This event will be moderated by William Allen, Professor of Political Philosophy at Michigan State University.
Harry V. Jaffa, a Distinguished Fellow of the Claremont Institute, is the author of numerous articles and twelve books, including his widely acclaimed study of the Lincoln-Douglas debates, Crisis of the House Divided: An Interpretation of the Lincoln-Douglas Debates (University of Chicago Press, 1959), and the sequel to it, The New Birth of Freedom: Abraham Lincoln and the Coming of the Civil War (Rowman & Littlefield, 2000).
Professor Jaffa has been teaching for sixty-five years and he is currently Professor Emeritus of Government at Claremont McKenna College and the Claremont Graduate School. He taught at Ohio State University until 1964, and started teaching at Claremont in the Fall of that year.
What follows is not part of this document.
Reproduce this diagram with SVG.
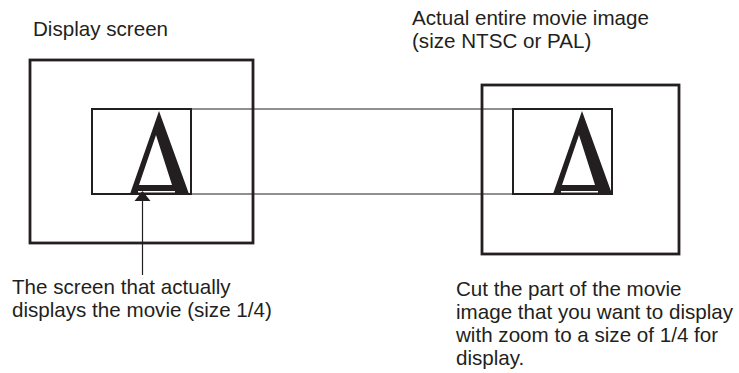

He received his B.A. from Yale, where he majored in English, in 1939, and holds the Ph.D. from the New School for Social Research.
His other books include Thomism and Aristotelianism: A Study of the Commentary by Thomas Aquinas on the Nicomachean Ethics (1952); Equality and Liberty: Theory and Practice in American Politics (1965); The Conditions of Freedom: Essays in Political Philosophy (1975), How to Think About the American Revolution: A Bicentennial Celebration (1978); American Conservatism and the American Founding (1982); Original Intent and the Framers of the Constitution: A Disputed Question (1994); and Storm Over the Constitution (1999).